◆ What to work on ◆
Gather the lines below that include the string "matplotlib", copying each in full.

◆ Dataset extract ◆
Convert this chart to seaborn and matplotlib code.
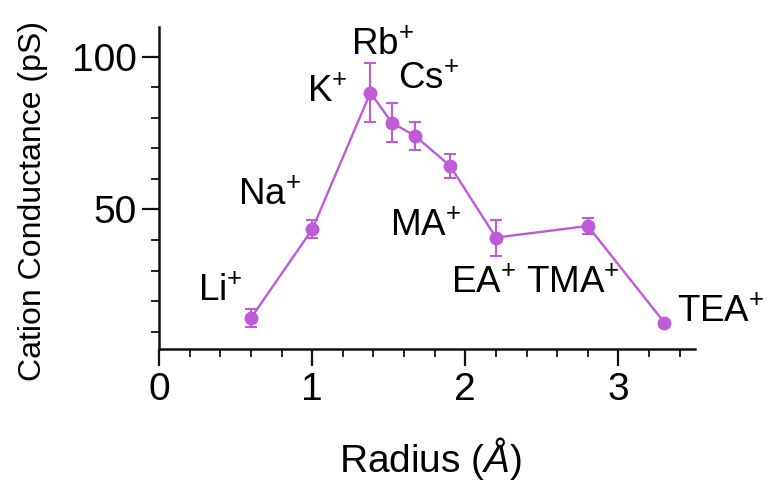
import numpy as np
import matplotlib
matplotlib.use("Agg")
import matplotlib.pyplot as plt
from matplotlib.ticker import MultipleLocator
import seaborn as sns
import pandas as pd

# ionic radius (Å) vs conductance (pS)
ions = ["Li", "Na", "K", "Rb", "Cs", "MA", "EA", "TMA", "TEA"]
radius = [0.60, 1.00, 1.38, 1.52, 1.67, 1.90, 2.20, 2.80, 3.30]
conductance = [14.5, 43.5, 88.2, 78.4, 74.1, 64.3, 40.8, 44.6, 13.0]
err = [3.0, 2.9, 9.6, 6.4, 4.5, 3.9, 5.9, 2.6, 0.0]

# where each ion name sits (data coords)
label_x = [0.40, 0.72, 1.10, 1.46, 1.76, 1.74, 2.12, 2.70, 3.67]
label_y = [23.3, 54.8, 88.5, 103.8, 92.7, 44.6, 25.9, 25.9, 16.5]

df = pd.DataFrame({"radius": radius, "conductance": conductance, "err": err})

sns.set_style("ticks")
plt.rcParams["font.family"] = ["Liberation Sans", "DejaVu Sans"]
plt.rcParams["mathtext.fontset"] = "custom"
plt.rcParams["mathtext.rm"] = "Liberation Sans"
plt.rcParams["mathtext.it"] = "Liberation Sans:italic"
for k in ["text.color", "axes.labelcolor", "xtick.color", "ytick.color"]:
    plt.rcParams[k] = "black"

purple = "#bf5ad8"

fig = plt.figure(figsize=(7.8, 4.82), dpi=100)
ax = fig.add_axes([0.204, 0.275, 0.687, 0.669])

ax.errorbar(df["radius"], df["conductance"], yerr=df["err"], fmt="none",
            ecolor=purple, elinewidth=1.5, capsize=4.5, capthick=1.5, zorder=2)
sns.lineplot(data=df, x="radius", y="conductance", color=purple, marker="o",
             markersize=10, markeredgewidth=0, linewidth=1.7, ax=ax, zorder=3)

for name, lx, ly in zip(ions, label_x, label_y):
    ax.text(lx, ly, name + r"$^{+}$", fontsize=26.5, ha="center", va="center",
            color="black", clip_on=False)

ax.set_xlim(0, 3.5)
ax.set_ylim(4.2, 109.7)
ax.xaxis.set_major_locator(MultipleLocator(1))
ax.xaxis.set_minor_locator(MultipleLocator(0.2))
ax.set_yticks([50, 100])
ax.yaxis.set_minor_locator(MultipleLocator(10))

sns.despine(ax=ax)
for s in ["left", "bottom"]:
    ax.spines[s].set_linewidth(1.8)
    ax.spines[s].set_color("#111111")

ax.tick_params(which="major", length=12, width=1.6, labelsize=28, pad=4,
               color="#111111")
ax.tick_params(which="minor", length=6, width=1.3, color="#111111")

ax.set_xlabel(r"Radius ($\mathit{Å}$)", fontsize=28, va="center")
ax.set_ylabel("Cation Conductance (pS)", fontsize=23, va="center")
ax.xaxis.set_label_coords(0.506, -0.337)
ax.yaxis.set_label_coords(-0.235, 0.46)

fig.savefig("out.png", dpi=100)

◆ Response to this task ◆
Convert this chart to seaborn and matplotlib code.
import matplotlib
matplotlib.use("Agg")
import matplotlib.pyplot as plt
from matplotlib.ticker import MultipleLocator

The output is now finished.